Faithfully return all lines, omitting every embedded picture.

** Start **

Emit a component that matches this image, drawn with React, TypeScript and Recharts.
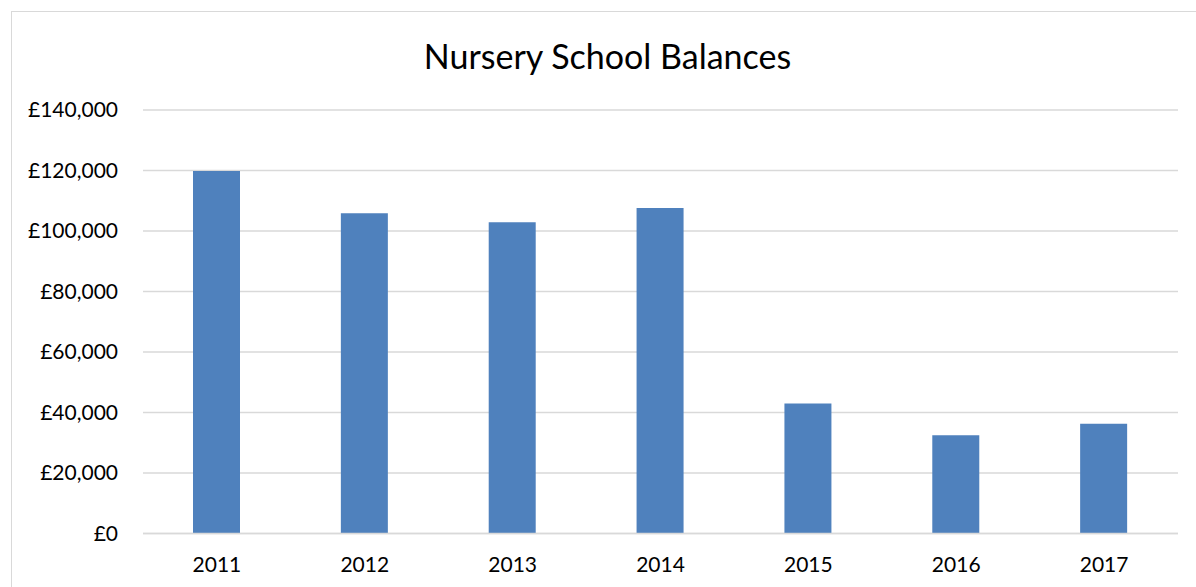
import React from "react";
import { BarChart, Bar, XAxis, YAxis, CartesianGrid } from "recharts";

const categories = ["2011", "2012", "2013", "2014", "2015", "2016", "2017"];
const balances = [119800, 105900, 102900, 107600, 43000, 32500, 36300];
const yTicks = [0, 20000, 40000, 60000, 80000, 100000, 120000, 140000];

const data = categories.map((year, i) => ({ year, balance: balances[i] }));

const fmt = (v: number) => "£" + v.toLocaleString("en-GB");

const FONT = "Lato, 'Open Sans', sans-serif";

export default function App() {
  return (
    <div style={{ position: "absolute", left: 0, top: 0, width: 1196, height: 587, overflow: "hidden", background: "#fff" }}>
      <div
        style={{
          position: "absolute",
          left: 11,
          top: 11,
          width: 1220,
          height: 620,
          border: "1px solid #D9D9D9",
          boxSizing: "border-box",
        }}
      />
      <div
        style={{
          position: "absolute",
          left: 0,
          width: 1215,
          top: 34,
          textAlign: "center",
          fontFamily: FONT,
          fontSize: 34,
          color: "#000",
          lineHeight: "44px",
        }}
      >
        Nursery School Balances
      </div>
      <div style={{ position: "absolute", left: 0, top: 0 }}>
        <BarChart
          width={1196}
          height={587}
          data={data}
          margin={{ top: 110, right: 18, bottom: 0, left: 0 }}
          barCategoryGap={0}
        >
          <CartesianGrid vertical={false} stroke="#D9D9D9" strokeWidth={1.3} />
          <XAxis
            dataKey="year"
            height={53.5}
            tickLine={false}
            tickSize={0}
            tickMargin={24}
            axisLine={{ stroke: "#D9D9D9", strokeWidth: 1.3 }}
            tick={{ fill: "#000", fontSize: 21, fontFamily: FONT }}
          />
          <YAxis
            width={143}
            domain={[0, 140000]}
            ticks={yTicks}
            tickFormatter={fmt}
            axisLine={false}
            tickLine={false}
            tickSize={0}
            tickMargin={25}
            tick={{ fill: "#000", fontSize: 21, fontFamily: FONT }}
            interval={0}
          />
          <Bar dataKey="balance" fill="#4F81BD" barSize={47} isAnimationActive={false} />
        </BarChart>
      </div>
    </div>
  );
}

** End **

In response:
Emit a component that matches this image, drawn with React, TypeScript and Recharts.
import React from "react";
import { BarChart, Bar, XAxis, YAxis, CartesianGrid } from "recharts";

const categories = ["2011", "2012", "2013", "2014", "2015", "2016", "2017"];
const balances = [119800, 105900, 102900, 107600, 43000, 32500, 36300];
const yTicks = [0, 20000, 40000, 60000, 80000, 100000, 120000, 140000];

const data = categories.map((year, i) => ({ year, balance: balances[i] }));

const fmt = (v: number) => "£" + v.toLocaleString("en-GB");

const FONT = "Lato, 'Open Sans', sans-serif";

export default function App() {
  return (
    <div style={{ position: "absolute", left: 0, top: 0, width: 1196, height: 587, overflow: "hidden", background: "#fff" }}>
      <div
        style={{
          position: "absolute",
          left: 11,
          top: 11,
          width: 1220,
          height: 620,
          border: "1px solid #D9D9D9",
          boxSizing: "border-box",
        }}
      />
      <div
        style={{
          position: "absolute",
          left: 0,
          width: 1215,
          top: 34,
          textAlign: "center",
          fontFamily: FONT,
          fontSize: 34,
          color: "#000",
          lineHeight: "44px",
        }}
      >
        Nursery School Balances
      </div>
      <div style={{ position: "absolute", left: 0, top: 0 }}>
        <BarChart
          width={1196}
          height={587}
          data={data}
          margin={{ top: 110, right: 18, bottom: 0, left: 0 }}
          barCategoryGap={0}
        >
          <CartesianGrid vertical={false} stroke="#D9D9D9" strokeWidth={1.3} />
          <XAxis
            dataKey="year"
            height={53.5}
            tickLine={false}
            tickSize={0}
            tickMargin={24}
            axisLine={{ stroke: "#D9D9D9", strokeWidth: 1.3 }}
            tick={{ fill: "#000", fontSize: 21, fontFamily: FONT }}
          />
          <YAxis
            width={143}
            domain={[0, 140000]}
            ticks={yTicks}
            tickFormatter={fmt}
            axisLine={false}
            tickLine={false}
            tickSize={0}
            tickMargin={25}
            tick={{ fill: "#000", fontSize: 21, fontFamily: FONT }}
            interval={0}
          />
          <Bar dataKey="balance" fill="#4F81BD" barSize={47} isAnimationActive={false} />
        </BarChart>
      </div>
    </div>
  );
}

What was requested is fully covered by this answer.